- [Problem requirements]: Count lines with the string "that" in them. State the number alone.

- [Dataset content]:
--- BEGIN ---

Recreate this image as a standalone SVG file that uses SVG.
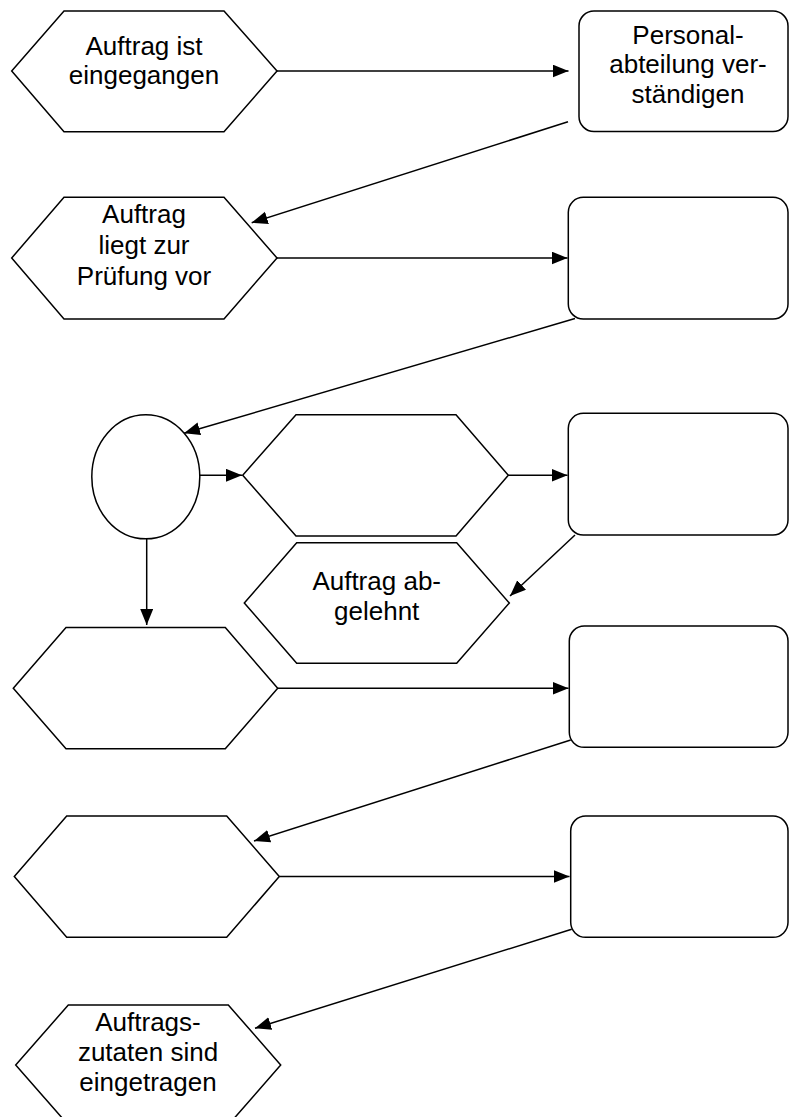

--- END ---
--- BEGIN ---

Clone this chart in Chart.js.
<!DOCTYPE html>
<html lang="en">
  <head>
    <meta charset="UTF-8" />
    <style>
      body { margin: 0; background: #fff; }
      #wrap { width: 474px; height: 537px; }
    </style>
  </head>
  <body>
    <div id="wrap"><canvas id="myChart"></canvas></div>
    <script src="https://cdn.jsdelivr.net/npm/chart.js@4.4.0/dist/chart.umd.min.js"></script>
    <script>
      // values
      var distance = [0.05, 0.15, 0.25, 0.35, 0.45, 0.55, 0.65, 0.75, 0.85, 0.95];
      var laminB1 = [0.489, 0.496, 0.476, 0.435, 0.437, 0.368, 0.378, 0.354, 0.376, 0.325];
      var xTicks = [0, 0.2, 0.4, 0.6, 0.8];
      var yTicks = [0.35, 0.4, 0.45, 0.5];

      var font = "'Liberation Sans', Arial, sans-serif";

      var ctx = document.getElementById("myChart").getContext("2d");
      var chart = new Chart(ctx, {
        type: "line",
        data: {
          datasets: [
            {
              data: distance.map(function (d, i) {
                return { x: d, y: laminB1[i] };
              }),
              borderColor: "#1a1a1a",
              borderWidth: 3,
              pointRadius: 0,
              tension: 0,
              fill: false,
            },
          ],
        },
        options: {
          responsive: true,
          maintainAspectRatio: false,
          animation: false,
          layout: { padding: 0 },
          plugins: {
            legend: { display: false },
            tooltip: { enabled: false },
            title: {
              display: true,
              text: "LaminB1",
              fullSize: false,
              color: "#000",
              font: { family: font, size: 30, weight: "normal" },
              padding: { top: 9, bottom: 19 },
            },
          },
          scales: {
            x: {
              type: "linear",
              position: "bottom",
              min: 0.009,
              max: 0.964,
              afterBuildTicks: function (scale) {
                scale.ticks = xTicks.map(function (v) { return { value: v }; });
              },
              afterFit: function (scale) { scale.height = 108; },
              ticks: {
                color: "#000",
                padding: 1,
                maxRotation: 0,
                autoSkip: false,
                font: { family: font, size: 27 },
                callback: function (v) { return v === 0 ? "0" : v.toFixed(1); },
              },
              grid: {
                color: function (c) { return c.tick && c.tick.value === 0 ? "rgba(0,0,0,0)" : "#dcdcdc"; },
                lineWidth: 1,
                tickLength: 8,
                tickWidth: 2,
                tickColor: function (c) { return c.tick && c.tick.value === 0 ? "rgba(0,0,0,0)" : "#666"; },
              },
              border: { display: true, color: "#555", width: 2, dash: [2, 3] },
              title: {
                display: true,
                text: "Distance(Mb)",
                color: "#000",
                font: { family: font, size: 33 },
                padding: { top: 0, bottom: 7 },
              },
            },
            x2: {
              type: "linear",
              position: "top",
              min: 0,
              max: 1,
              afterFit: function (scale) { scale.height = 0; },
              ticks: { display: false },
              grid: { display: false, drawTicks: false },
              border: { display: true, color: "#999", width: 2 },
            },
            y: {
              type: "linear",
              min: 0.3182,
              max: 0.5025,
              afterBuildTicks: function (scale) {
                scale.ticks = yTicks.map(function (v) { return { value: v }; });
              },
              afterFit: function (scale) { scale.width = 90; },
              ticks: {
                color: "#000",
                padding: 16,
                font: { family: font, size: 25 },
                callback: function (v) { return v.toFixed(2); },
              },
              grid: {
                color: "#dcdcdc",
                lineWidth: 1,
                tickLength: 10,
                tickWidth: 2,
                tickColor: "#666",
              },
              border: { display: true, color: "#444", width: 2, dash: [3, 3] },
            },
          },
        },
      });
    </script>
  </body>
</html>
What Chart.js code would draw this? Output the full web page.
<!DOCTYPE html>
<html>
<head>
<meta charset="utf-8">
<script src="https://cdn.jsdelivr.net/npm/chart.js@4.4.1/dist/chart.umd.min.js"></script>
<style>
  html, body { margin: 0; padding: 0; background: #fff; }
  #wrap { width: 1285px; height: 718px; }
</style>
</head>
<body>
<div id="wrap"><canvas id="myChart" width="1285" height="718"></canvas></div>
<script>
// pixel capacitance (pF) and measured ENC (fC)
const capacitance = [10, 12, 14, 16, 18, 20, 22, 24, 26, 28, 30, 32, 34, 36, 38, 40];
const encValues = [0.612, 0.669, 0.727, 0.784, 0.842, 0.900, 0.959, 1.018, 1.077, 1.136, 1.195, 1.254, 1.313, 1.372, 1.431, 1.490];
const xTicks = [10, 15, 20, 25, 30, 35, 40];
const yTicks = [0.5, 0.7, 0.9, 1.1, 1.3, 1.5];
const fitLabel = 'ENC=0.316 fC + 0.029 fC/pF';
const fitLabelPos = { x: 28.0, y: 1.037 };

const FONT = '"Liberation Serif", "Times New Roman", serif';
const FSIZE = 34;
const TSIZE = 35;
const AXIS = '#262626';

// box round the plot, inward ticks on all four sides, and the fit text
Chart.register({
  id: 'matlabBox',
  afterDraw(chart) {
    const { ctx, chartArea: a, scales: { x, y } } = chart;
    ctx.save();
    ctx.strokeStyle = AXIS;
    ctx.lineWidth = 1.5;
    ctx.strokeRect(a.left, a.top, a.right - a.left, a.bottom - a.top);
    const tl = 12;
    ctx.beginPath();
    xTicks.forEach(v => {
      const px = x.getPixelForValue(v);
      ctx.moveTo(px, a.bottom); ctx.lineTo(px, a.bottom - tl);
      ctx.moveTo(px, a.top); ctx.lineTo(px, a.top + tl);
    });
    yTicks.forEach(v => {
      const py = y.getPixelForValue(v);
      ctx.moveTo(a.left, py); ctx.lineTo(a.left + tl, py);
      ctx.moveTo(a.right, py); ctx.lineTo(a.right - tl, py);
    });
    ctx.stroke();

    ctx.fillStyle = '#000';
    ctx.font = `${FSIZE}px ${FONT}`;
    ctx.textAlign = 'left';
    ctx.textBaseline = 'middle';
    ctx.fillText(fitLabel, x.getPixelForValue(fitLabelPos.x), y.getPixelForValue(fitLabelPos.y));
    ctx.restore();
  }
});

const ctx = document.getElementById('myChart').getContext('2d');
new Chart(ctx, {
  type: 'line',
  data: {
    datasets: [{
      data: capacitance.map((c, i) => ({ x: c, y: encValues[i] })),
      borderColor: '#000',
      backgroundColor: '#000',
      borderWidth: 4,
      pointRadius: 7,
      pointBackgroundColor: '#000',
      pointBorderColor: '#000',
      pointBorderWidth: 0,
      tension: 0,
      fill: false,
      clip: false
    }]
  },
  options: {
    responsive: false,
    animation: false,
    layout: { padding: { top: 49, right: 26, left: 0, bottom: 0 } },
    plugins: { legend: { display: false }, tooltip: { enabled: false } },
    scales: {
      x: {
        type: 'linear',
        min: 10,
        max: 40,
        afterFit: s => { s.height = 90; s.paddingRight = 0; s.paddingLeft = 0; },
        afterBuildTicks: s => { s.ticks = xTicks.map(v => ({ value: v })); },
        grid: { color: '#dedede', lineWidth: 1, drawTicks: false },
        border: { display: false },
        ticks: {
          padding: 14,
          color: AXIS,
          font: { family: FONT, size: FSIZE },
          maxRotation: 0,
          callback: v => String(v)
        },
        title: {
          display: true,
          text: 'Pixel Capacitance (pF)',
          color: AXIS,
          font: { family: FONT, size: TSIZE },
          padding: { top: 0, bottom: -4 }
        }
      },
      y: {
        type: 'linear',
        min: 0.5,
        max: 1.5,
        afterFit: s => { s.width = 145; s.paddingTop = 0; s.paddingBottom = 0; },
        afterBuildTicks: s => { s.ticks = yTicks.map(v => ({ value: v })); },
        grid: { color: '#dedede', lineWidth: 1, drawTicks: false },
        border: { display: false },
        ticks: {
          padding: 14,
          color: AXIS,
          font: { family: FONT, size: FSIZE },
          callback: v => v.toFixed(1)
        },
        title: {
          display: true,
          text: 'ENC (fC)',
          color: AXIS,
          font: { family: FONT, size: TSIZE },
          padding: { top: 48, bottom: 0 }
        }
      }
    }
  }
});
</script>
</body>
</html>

--- END ---
--- BEGIN ---

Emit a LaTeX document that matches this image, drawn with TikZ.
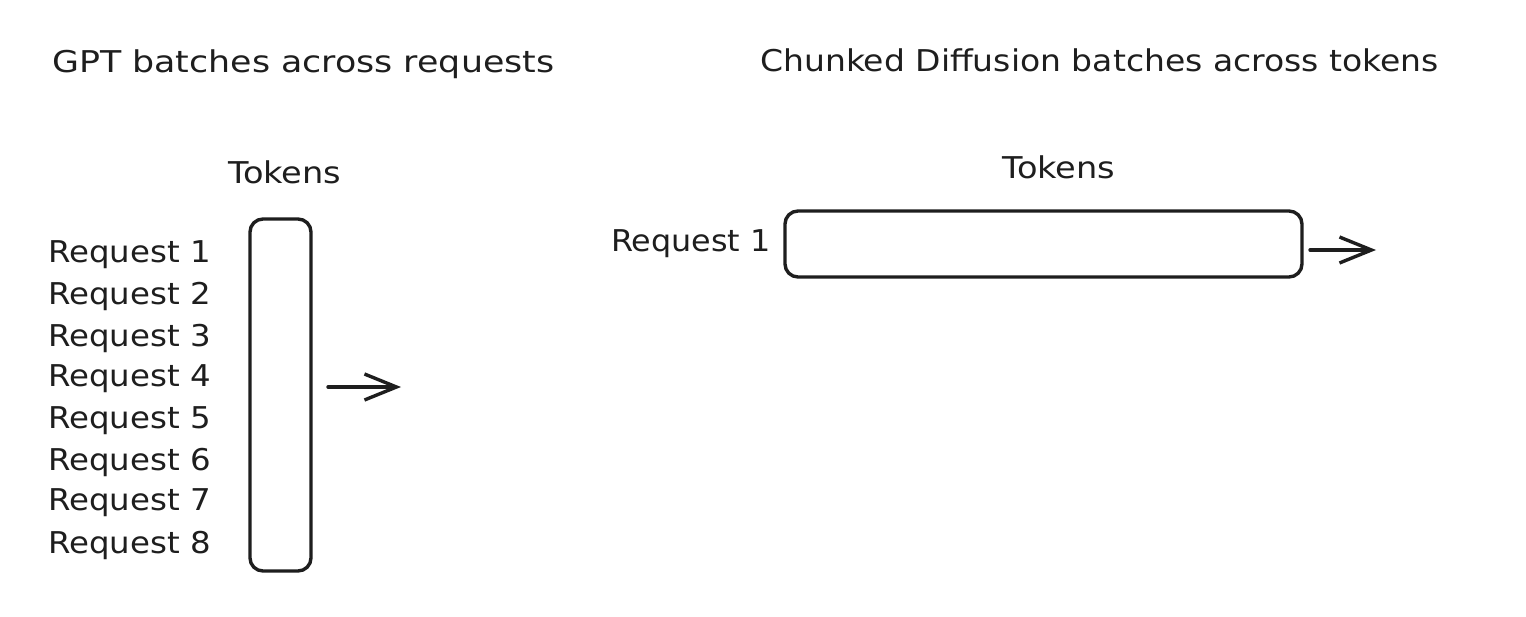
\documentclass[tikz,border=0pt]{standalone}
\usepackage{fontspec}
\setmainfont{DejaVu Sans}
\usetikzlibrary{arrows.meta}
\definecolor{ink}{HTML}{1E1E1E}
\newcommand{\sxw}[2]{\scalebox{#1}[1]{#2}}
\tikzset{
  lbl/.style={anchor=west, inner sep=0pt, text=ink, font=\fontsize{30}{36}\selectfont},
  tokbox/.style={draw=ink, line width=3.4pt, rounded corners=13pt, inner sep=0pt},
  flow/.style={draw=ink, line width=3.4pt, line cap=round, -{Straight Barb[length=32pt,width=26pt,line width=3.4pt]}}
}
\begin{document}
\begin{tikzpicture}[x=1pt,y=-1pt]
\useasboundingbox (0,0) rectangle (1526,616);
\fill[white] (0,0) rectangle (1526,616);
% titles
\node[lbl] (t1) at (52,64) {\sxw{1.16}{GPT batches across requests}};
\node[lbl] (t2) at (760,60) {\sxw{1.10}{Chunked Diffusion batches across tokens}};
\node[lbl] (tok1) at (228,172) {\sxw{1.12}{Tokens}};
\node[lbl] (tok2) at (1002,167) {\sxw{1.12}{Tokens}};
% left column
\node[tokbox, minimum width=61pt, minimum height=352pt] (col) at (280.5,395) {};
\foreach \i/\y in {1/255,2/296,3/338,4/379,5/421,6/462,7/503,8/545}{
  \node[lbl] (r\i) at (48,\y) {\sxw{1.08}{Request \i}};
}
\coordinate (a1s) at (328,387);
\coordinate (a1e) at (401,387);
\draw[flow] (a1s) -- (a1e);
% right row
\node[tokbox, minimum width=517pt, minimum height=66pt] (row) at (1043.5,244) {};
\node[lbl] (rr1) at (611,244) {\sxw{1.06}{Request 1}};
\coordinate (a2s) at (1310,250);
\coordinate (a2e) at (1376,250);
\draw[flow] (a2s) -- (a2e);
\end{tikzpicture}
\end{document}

--- END ---

- [Exercise solution]: 2